Jesus pagou o imposto das duas dracmas,
que era cobrado em todo país pela polícia dos Saduceus, "donos" do
Templo. Pagou apenas porque Pedro prometeu aos guardas que ele faria isso,
porém Jesus deixou bem claro que Ele não tinha nenhuma obrigação quanto a isso.
No mais, vemos Jesus nos chamando a ser
generosos, cuidar dos desvalidos, dos que não tem como nos retribuir. Nos chama
a sermos bons, a amarmos de forma prática o próximo, a fazermos aos outros o
que gostaríamos que fizessem conosco. Ele conta a parábola do bom samaritano,
Ele conta a parábola do rico e do mendigo Lázaro... Para alguns Ele dizia
"venda o que tens e dai aos pobres, depois vem e siga-me", para
outros ele apenas dizia para dar testemunho dEle entre os seus.
Jesus recebeu ajuda financeira de várias
pessoas. Parte disso, Ele e seus discípulos usavam para o sustento cotidiano,
parte era usado para ajudar os pobres.
Mais tarde, na Igreja constituída, vemos
as pessoas vendendo tudo o que têm, em Jerusalém, e depois, alguns anos mais
tarde, experimentando a pobreza e recebendo a ajuda das igrejas da Grécia,
através de Paulo.
Paulo dizia que Deus ama ao que dá com
alegria. Ele mesmo, touro indomável do Evangelho da Graça de Deus, preferia ser
sustentado pelos irmãos enquanto se dedicava completamente ao ensino dos
irmãos. Mas houve muitos casos em que ele teve de trabalhar, e dedicar-se ao
Evangelho no tempo que sobrava.
Nos evangelhos, não temos mais relatos a
respeito disso. E nem precisa. Se você entender, de verdade, a mensagem de
Jesus, se você quiser ser generoso com teu próximo, se você permitir que o amor
de Cristo lhe constranja a ponto de você não aceitar que o outro sofra enquanto
você se farta... Ora, dízimo é até pouco... Digo em relação ao próximo, não em
relação a donos de agências religiosas.
Agora, se você crê que existe uma agência
de Deus na Terra... que vai fazer as funções de governo do seu dinheiro...

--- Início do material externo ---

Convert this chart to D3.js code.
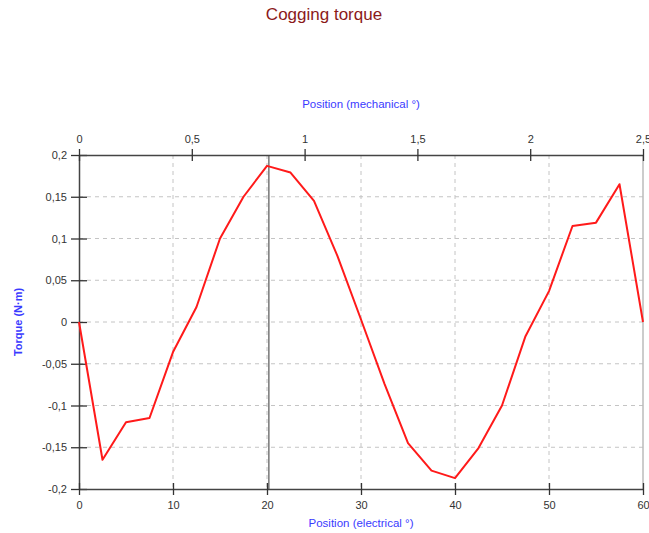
<!DOCTYPE html>
<html>
<head>
<meta charset="utf-8">
<script src="https://cdn.jsdelivr.net/npm/d3@7"></script>
<style>
  body { margin: 0; background: white; }
  svg { font-family: "Liberation Sans", Arial, sans-serif; }
</style>
</head>
<body>
<svg width="649" height="533"></svg>
<script>
// electrical position (deg) and cogging torque (N m)
var positions = [0, 2.5, 5, 7.5, 10, 12.5, 15, 17.5, 20, 22.5, 25, 27.5, 30,
                 32.5, 35, 37.5, 40, 42.5, 45, 47.5, 50, 52.5, 55, 57.5, 60];
var torque = [0, -0.165, -0.12, -0.115, -0.036, 0.018, 0.1, 0.15, 0.187, 0.179,
              0.145, 0.079, 0.003, -0.074, -0.145, -0.178, -0.187, -0.151, -0.1,
              -0.017, 0.037, 0.115, 0.119, 0.165, 0];

var elecTicks = [0, 10, 20, 30, 40, 50, 60];
var mechTicks = [0, 0.5, 1, 1.5, 2, 2.5];
var torqueTicks = [-0.2, -0.15, -0.1, -0.05, 0, 0.05, 0.1, 0.15, 0.2];
var cursorPos = 20.2;

var svg = d3.select("svg");

var margin = { top: 155, right: 6, bottom: 44, left: 79 };
var w = 649 - margin.left - margin.right,
    h = 533 - margin.top - margin.bottom;

var xS = d3.scaleLinear().domain([0, 60]).range([0, w]);
var xM = d3.scaleLinear().domain([0, 2.5]).range([0, w]);
var yS = d3.scaleLinear().domain([-0.2, 0.2]).range([h, 0]);

var fmt = function(d) { return String(d).replace(".", ","); };

var g = svg.append("g")
    .attr("transform", "translate(" + margin.left + "," + margin.top + ")");

// grid
g.selectAll(".hgrid")
    .data(torqueTicks.slice(1, -1))
    .enter().append("line")
    .attr("x1", 0).attr("x2", w)
    .attr("y1", d => yS(d)).attr("y2", d => yS(d))
    .attr("stroke", "#c4c4c4")
    .attr("stroke-dasharray", "4,4");

g.selectAll(".vgrid")
    .data(elecTicks.slice(1, -1))
    .enter().append("line")
    .attr("x1", d => xS(d)).attr("x2", d => xS(d))
    .attr("y1", 0).attr("y2", h)
    .attr("stroke", "#c4c4c4")
    .attr("stroke-dasharray", "4,4");

// right border
g.append("line")
    .attr("x1", w).attr("x2", w).attr("y1", 0).attr("y2", h)
    .attr("stroke", "#bbb").attr("stroke-width", 1.5);

// cursor
g.append("line")
    .attr("x1", xS(cursorPos)).attr("x2", xS(cursorPos))
    .attr("y1", 0).attr("y2", h)
    .attr("stroke", "#555").attr("stroke-width", 1.2);

function styleAxis(sel) {
    sel.select(".domain").attr("stroke", "#444").attr("stroke-width", 1.5);
    sel.selectAll(".tick line").attr("stroke", "#333").attr("stroke-width", 1.3);
    sel.selectAll(".tick text")
        .attr("fill", "#333")
        .style("font-size", "11px")
        .style("font-family", "Liberation Sans, Arial, sans-serif");
}

// left axis
var yAx = g.append("g")
    .call(d3.axisLeft(yS).tickValues(torqueTicks).tickFormat(fmt)
        .tickSize(8).tickSizeOuter(0).tickPadding(4));
yAx.selectAll(".tick line").attr("x2", 8).attr("x1", -8);
styleAxis(yAx);

// bottom axis
var xAx = g.append("g")
    .attr("transform", "translate(0," + h + ")")
    .call(d3.axisBottom(xS).tickValues(elecTicks).tickFormat(fmt)
        .tickSize(6).tickSizeOuter(0).tickPadding(6));
xAx.selectAll(".tick line").attr("y1", -6).attr("y2", 6);
styleAxis(xAx);

// top axis
var mAx = g.append("g")
    .call(d3.axisTop(xM).tickValues(mechTicks).tickFormat(fmt)
        .tickSize(6).tickSizeOuter(0).tickPadding(6));
mAx.selectAll(".tick line").attr("y1", 6).attr("y2", -6);
styleAxis(mAx);

// curve
var line = d3.line()
    .x((d, i) => xS(positions[i]))
    .y(d => yS(d));

g.append("path")
    .datum(torque)
    .attr("d", line)
    .attr("fill", "none")
    .attr("stroke", "#ff1a1a")
    .attr("stroke-width", 2)
    .attr("stroke-linejoin", "round");

// titles
svg.append("text")
    .attr("x", 324).attr("y", 20)
    .attr("text-anchor", "middle")
    .attr("fill", "#8b1a1a")
    .style("font-size", "17px")
    .text("Cogging torque");

svg.append("text")
    .attr("x", margin.left + w / 2).attr("y", 108)
    .attr("text-anchor", "middle")
    .attr("fill", "#3a3aff")
    .style("font-size", "11.5px")
    .text("Position (mechanical °)");

svg.append("text")
    .attr("x", margin.left + w / 2).attr("y", 527)
    .attr("text-anchor", "middle")
    .attr("fill", "#3a3aff")
    .style("font-size", "11.5px")
    .text("Position (electrical °)");

svg.append("text")
    .attr("transform", "translate(22," + (margin.top + h / 2) + ") rotate(-90)")
    .attr("text-anchor", "middle")
    .attr("fill", "#3a3aff")
    .style("font-size", "11px")
    .style("font-weight", "bold")
    .text("Torque (N·m)");
</script>
</body>
</html>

Então dê seu dinheiro a esse pastor, a esse padre, etc. mas não se condoa de
medo de ser amaldiçoado caso venha a não fazer. Não pense que há uma
contrapartida divina, que isso é investimento...
Deus nos chama para a Luz, não para as
trevas.
Seja generoso, e esse espírito, que é
contagiante, inundará os corações de muitos a seu redor de generosidade...
Seja amável, seja honesto, seja grato a vida e
ao próximo, e você colherá, ainda nesta vida, muito de tudo que você está
plantando. E mais, muitos que você nem imagina, colherão também!
A riqueza prometida por Jesus é intangível, é feita de paz, amor e amigos de toda uma eternidade.
Quem gosta de grana não entende isso.